----- Data segment -----

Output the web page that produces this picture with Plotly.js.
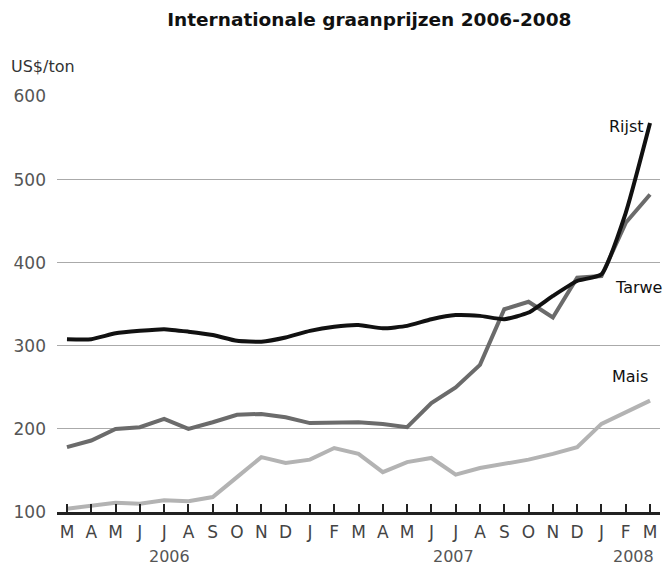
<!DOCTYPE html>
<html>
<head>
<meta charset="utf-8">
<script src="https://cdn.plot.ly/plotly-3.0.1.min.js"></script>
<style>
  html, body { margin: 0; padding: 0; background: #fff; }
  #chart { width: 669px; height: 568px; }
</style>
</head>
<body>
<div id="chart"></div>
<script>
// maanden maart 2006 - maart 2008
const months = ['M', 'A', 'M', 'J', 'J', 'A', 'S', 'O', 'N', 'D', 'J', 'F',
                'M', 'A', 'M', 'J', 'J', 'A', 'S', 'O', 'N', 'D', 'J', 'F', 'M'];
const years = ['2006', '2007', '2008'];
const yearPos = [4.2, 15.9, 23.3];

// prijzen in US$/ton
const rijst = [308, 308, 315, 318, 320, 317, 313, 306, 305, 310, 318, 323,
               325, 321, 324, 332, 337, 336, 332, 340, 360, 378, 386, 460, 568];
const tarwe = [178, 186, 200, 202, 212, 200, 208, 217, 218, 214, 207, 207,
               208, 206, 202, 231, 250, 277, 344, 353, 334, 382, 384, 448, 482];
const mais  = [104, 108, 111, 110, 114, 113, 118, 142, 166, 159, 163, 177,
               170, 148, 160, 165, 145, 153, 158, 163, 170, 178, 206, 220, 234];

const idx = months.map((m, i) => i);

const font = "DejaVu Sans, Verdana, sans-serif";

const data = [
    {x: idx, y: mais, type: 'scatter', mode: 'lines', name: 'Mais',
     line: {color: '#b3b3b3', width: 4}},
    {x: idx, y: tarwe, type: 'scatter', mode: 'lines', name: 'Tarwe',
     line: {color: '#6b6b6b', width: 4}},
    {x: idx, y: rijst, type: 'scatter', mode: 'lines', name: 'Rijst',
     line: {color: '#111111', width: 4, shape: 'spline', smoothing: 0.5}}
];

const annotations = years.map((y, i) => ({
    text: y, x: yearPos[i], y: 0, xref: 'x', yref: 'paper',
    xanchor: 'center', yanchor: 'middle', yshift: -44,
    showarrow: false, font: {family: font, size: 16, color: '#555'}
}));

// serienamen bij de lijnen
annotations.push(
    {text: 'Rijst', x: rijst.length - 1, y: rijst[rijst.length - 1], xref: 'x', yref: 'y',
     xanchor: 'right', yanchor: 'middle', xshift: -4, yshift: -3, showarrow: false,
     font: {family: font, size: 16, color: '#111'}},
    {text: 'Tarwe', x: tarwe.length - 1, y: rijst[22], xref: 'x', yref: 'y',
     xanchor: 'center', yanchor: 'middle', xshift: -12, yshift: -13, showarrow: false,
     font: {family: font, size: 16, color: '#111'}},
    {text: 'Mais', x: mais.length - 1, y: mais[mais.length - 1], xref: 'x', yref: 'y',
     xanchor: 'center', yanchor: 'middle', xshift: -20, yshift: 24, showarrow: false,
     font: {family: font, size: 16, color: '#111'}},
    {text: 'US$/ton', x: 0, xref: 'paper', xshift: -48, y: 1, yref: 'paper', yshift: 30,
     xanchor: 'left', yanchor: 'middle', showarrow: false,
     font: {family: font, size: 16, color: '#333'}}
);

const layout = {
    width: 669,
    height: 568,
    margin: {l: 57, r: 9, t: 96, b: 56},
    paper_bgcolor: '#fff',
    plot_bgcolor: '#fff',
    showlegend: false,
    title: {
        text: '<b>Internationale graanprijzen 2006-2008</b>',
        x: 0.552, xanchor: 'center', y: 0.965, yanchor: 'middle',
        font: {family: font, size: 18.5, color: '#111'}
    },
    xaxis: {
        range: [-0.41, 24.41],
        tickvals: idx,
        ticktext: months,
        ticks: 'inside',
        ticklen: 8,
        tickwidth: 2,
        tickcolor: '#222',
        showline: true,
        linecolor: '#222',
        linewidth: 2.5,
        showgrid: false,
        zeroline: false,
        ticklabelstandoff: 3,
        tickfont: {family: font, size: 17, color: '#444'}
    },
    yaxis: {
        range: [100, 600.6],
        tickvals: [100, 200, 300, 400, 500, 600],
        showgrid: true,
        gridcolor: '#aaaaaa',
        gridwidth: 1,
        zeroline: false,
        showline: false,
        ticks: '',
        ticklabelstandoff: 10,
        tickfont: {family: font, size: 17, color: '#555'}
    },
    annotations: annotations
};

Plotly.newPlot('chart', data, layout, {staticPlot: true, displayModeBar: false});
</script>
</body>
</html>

-----

Leave out the pictures and repeat exactly the lines from the start of the material through the line that contains "const yearPos = [4.2, 15.9, 23.3];", both included.

Output the web page that produces this picture with Plotly.js.
<!DOCTYPE html>
<html>
<head>
<meta charset="utf-8">
<script src="https://cdn.plot.ly/plotly-3.0.1.min.js"></script>
<style>
  html, body { margin: 0; padding: 0; background: #fff; }
  #chart { width: 669px; height: 568px; }
</style>
</head>
<body>
<div id="chart"></div>
<script>
// maanden maart 2006 - maart 2008
const months = ['M', 'A', 'M', 'J', 'J', 'A', 'S', 'O', 'N', 'D', 'J', 'F',
                'M', 'A', 'M', 'J', 'J', 'A', 'S', 'O', 'N', 'D', 'J', 'F', 'M'];
const years = ['2006', '2007', '2008'];
const yearPos = [4.2, 15.9, 23.3];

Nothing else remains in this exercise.